**SOURCE MATERIAL**.
____

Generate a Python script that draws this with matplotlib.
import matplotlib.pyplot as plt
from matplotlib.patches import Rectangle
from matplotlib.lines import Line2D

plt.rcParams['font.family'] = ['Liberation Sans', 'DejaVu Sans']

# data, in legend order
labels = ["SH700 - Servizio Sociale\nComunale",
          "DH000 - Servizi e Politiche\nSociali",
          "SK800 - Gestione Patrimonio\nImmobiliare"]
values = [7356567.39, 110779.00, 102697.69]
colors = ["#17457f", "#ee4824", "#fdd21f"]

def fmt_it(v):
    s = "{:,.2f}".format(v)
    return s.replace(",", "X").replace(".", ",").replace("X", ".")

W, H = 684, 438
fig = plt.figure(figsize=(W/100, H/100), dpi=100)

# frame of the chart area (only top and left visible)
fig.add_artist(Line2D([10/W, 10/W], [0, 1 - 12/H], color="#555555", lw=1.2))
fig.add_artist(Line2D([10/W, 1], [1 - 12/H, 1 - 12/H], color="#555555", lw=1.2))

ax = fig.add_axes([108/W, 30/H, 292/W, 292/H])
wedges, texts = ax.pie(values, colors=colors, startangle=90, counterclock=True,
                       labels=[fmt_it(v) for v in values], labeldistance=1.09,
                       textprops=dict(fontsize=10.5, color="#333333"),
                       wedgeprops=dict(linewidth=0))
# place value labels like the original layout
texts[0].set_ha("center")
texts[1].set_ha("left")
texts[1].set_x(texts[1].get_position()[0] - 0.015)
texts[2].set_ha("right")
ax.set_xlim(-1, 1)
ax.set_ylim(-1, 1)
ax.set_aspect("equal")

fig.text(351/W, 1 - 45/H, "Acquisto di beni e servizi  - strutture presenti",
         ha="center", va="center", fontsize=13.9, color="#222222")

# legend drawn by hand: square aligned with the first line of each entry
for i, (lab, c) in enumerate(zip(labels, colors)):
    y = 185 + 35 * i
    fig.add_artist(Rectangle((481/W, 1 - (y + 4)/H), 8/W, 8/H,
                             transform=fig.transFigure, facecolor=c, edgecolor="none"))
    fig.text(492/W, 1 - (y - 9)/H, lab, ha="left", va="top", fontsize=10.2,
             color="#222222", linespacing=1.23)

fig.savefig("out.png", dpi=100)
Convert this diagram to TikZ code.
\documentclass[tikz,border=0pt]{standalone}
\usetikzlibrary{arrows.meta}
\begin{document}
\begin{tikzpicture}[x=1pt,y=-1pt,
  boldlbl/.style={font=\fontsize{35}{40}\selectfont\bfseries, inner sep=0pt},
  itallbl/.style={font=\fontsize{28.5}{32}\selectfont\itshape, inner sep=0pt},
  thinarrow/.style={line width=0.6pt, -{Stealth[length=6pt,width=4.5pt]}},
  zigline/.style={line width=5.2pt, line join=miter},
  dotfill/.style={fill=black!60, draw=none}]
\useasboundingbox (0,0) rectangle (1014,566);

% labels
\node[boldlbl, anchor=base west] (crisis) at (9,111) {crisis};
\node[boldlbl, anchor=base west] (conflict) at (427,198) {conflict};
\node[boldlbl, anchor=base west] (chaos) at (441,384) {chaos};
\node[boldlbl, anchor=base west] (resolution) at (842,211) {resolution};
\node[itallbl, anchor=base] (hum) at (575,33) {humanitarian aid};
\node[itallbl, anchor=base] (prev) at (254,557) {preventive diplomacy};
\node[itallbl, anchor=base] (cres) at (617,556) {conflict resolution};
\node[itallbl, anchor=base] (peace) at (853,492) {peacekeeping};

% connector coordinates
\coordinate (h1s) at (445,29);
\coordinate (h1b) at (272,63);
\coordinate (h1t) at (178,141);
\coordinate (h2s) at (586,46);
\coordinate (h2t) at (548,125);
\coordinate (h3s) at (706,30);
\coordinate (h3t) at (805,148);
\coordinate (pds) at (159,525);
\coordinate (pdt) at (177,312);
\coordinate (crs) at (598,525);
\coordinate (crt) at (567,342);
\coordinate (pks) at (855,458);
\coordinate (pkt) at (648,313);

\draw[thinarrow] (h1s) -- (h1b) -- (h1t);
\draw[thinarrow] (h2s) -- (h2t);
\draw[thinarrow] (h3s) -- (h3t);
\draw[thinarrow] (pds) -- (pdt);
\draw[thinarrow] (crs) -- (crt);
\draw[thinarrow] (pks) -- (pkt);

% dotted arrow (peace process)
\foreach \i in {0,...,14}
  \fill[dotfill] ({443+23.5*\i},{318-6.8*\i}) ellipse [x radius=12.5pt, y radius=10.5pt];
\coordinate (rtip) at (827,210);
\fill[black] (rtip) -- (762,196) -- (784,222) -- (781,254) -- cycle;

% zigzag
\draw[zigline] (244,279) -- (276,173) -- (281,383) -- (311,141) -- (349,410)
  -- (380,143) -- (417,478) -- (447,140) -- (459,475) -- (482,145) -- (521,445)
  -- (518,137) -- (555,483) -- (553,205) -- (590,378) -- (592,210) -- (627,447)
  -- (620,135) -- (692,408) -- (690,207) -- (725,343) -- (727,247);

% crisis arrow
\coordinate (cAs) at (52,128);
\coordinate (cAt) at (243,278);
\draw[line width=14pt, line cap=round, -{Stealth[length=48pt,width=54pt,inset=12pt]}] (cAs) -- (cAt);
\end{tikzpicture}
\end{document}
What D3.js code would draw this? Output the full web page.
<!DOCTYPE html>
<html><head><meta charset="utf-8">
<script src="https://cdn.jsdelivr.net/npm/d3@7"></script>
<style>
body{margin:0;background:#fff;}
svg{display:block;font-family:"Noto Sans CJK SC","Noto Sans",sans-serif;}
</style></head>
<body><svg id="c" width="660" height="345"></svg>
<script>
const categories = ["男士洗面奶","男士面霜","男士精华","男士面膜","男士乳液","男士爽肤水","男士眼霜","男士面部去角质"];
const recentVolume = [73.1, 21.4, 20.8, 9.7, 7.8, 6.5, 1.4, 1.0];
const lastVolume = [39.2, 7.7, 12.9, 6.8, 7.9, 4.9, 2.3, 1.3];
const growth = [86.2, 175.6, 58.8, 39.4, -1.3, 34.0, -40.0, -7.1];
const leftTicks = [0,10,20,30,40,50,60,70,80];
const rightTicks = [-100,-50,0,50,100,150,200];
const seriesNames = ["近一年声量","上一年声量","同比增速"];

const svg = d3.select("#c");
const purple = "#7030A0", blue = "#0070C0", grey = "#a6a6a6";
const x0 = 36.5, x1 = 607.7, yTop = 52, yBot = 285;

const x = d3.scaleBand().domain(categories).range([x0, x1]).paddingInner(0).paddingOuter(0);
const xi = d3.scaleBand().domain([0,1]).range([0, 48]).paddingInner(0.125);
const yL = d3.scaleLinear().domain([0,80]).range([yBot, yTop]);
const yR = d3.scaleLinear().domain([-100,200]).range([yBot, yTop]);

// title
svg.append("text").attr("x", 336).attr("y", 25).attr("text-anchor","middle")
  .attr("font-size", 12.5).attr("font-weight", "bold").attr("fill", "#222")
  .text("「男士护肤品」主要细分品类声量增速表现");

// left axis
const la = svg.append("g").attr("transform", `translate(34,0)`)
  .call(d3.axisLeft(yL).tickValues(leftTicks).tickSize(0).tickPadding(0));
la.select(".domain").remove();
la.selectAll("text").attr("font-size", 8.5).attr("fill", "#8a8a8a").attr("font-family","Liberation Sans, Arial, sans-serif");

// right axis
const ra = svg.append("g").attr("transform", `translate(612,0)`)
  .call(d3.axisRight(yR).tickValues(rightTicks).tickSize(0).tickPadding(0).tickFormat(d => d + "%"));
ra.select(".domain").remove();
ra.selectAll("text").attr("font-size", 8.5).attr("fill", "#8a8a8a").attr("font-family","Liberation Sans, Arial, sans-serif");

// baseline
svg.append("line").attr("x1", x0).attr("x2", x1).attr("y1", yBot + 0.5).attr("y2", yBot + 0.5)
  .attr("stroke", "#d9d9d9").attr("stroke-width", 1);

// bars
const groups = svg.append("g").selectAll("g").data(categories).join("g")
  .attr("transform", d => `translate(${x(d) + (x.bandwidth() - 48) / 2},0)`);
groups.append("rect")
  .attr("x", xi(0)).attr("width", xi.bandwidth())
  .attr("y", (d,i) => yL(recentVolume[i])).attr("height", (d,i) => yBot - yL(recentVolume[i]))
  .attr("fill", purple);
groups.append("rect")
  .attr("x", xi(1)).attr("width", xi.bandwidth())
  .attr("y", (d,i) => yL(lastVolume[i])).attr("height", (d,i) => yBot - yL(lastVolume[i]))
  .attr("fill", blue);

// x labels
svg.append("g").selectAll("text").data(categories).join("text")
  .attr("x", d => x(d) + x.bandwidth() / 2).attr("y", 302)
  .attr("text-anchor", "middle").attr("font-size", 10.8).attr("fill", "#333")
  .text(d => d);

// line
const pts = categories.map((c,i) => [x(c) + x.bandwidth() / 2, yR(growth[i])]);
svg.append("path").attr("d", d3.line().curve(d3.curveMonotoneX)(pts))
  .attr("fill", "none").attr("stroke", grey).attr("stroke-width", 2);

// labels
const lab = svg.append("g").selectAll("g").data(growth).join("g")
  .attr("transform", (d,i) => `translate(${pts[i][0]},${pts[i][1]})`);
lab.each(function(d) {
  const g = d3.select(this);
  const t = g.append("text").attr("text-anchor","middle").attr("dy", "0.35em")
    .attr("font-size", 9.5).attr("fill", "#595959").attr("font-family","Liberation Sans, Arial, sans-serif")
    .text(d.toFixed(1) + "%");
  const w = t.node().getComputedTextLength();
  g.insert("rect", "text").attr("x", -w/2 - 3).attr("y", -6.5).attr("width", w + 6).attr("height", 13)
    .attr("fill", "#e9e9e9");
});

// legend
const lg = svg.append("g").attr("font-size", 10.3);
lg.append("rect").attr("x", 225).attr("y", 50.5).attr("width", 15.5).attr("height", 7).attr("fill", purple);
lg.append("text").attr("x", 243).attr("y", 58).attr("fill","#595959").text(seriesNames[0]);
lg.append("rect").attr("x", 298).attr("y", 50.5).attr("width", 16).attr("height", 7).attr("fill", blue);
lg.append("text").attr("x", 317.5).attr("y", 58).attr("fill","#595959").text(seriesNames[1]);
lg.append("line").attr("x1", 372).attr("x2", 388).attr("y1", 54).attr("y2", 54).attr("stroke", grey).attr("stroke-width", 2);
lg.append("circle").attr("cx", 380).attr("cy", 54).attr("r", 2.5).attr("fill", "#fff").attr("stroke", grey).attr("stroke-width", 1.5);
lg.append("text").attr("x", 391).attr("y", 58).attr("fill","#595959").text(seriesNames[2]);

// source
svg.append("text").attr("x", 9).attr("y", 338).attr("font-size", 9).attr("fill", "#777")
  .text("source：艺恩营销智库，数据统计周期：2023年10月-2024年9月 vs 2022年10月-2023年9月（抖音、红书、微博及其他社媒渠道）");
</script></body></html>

____

**PROBLEM STATEMENT**. Go through the listing above and locate each line that holds the word "script". Copy those lines.

**EXERCISE RESULT**.
Generate a Python script that draws this with matplotlib.
<script src="https://cdn.jsdelivr.net/npm/d3@7"></script>
<script>
</script></body></html>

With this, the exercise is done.